▶ **What to produce**
Every line that holds the string "matplotlib" is to be identified and copied.

□ □ □ □ □ □ □

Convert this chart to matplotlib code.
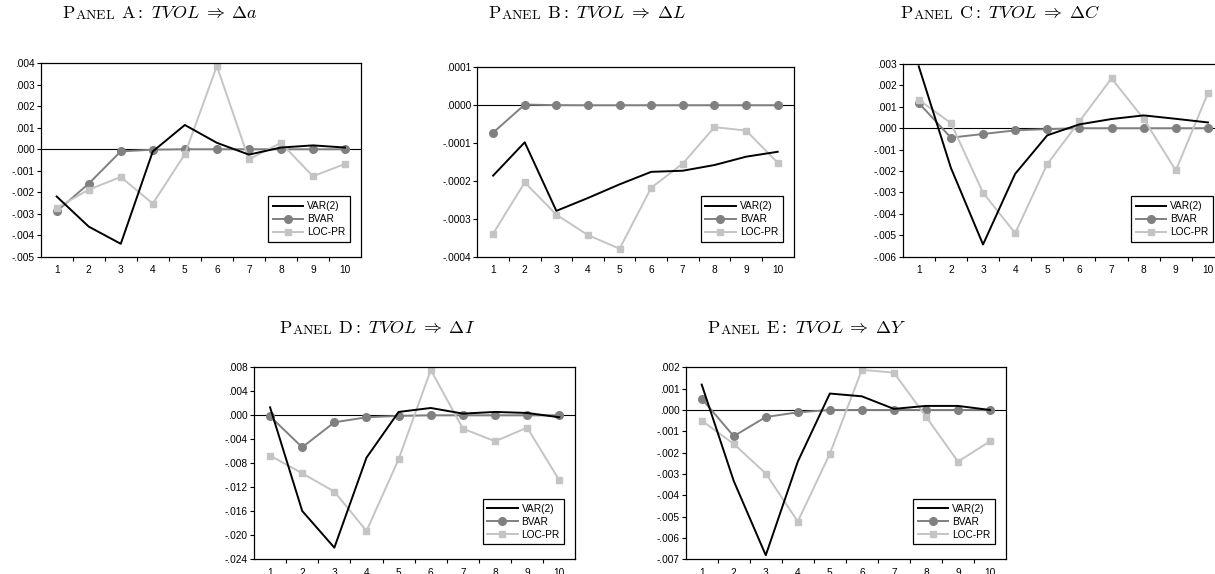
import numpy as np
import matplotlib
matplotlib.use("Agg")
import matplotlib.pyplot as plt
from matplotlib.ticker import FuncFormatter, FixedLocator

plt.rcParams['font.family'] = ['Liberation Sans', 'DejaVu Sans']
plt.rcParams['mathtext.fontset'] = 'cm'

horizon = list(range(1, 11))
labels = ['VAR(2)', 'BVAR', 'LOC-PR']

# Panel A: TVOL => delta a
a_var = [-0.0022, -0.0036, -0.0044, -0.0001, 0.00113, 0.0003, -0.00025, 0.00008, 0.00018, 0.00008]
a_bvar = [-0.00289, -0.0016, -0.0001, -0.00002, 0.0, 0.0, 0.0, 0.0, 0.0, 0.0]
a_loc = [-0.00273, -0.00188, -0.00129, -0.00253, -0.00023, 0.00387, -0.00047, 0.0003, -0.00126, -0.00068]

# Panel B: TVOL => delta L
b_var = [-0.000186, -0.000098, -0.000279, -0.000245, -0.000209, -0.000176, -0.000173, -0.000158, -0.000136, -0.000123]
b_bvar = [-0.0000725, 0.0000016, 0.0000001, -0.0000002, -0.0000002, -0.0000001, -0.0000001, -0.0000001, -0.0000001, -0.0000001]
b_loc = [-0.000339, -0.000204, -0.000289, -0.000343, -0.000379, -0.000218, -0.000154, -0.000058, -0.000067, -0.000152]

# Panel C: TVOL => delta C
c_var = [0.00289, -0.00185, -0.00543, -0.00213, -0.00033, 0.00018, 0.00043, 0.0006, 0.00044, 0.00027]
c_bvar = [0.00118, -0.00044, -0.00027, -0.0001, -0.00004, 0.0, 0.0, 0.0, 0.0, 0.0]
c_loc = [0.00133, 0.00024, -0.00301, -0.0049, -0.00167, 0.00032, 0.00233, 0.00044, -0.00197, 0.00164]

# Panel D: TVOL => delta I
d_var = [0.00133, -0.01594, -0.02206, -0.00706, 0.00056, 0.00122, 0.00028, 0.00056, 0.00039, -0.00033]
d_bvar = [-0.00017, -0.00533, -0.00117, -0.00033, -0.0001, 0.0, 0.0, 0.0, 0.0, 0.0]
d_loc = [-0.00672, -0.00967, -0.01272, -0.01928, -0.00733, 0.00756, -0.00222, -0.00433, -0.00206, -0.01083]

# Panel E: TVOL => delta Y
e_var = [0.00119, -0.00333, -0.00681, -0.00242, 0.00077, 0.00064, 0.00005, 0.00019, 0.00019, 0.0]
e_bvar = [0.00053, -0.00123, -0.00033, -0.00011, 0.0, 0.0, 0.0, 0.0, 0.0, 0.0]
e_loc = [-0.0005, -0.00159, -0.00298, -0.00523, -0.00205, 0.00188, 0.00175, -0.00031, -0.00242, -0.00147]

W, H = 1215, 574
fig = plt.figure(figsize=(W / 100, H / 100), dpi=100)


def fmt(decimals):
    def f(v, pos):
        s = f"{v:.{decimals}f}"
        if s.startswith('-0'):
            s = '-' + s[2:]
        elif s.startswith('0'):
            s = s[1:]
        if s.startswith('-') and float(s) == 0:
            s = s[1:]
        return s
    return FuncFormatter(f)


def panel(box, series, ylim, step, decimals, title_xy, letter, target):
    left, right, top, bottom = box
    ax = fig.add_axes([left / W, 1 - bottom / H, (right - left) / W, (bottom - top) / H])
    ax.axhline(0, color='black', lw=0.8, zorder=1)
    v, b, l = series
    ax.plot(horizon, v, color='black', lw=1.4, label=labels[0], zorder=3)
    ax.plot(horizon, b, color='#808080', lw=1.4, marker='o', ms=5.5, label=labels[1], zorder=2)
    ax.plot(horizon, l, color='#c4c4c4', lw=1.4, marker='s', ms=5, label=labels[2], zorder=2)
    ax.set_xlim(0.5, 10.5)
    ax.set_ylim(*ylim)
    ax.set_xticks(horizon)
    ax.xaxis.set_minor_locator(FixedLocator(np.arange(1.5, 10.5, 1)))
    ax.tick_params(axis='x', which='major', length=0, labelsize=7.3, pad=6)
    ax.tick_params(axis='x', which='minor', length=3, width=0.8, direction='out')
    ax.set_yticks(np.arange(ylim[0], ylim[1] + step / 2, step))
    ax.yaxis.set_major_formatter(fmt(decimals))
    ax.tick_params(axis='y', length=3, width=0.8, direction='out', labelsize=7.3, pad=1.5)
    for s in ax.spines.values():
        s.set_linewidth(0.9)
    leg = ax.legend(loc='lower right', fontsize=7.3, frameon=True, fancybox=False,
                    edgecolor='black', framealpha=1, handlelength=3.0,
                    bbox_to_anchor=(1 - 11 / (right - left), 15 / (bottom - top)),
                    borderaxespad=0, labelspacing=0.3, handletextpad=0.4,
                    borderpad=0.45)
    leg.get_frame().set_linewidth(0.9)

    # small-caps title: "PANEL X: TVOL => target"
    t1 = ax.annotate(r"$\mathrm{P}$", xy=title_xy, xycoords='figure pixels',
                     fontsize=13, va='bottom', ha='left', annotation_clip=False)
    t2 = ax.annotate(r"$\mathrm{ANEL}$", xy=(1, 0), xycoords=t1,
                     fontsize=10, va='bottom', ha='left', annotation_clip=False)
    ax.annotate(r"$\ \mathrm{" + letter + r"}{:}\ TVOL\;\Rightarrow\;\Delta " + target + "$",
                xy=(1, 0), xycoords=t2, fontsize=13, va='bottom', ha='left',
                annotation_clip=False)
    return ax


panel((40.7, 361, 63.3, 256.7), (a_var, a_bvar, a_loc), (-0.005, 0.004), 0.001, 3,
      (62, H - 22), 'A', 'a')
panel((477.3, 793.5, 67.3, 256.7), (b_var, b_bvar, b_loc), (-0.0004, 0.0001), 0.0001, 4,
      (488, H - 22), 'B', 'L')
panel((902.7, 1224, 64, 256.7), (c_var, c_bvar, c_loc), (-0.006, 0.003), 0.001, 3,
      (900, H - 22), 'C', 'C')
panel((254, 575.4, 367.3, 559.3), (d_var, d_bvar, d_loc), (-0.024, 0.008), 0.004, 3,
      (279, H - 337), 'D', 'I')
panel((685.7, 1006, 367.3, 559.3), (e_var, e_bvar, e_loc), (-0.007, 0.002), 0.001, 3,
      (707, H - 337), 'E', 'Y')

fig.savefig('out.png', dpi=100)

□ □ □ □ □ □ □

▶ **Correct output**
Convert this chart to matplotlib code.
import matplotlib
matplotlib.use("Agg")
import matplotlib.pyplot as plt
from matplotlib.ticker import FuncFormatter, FixedLocator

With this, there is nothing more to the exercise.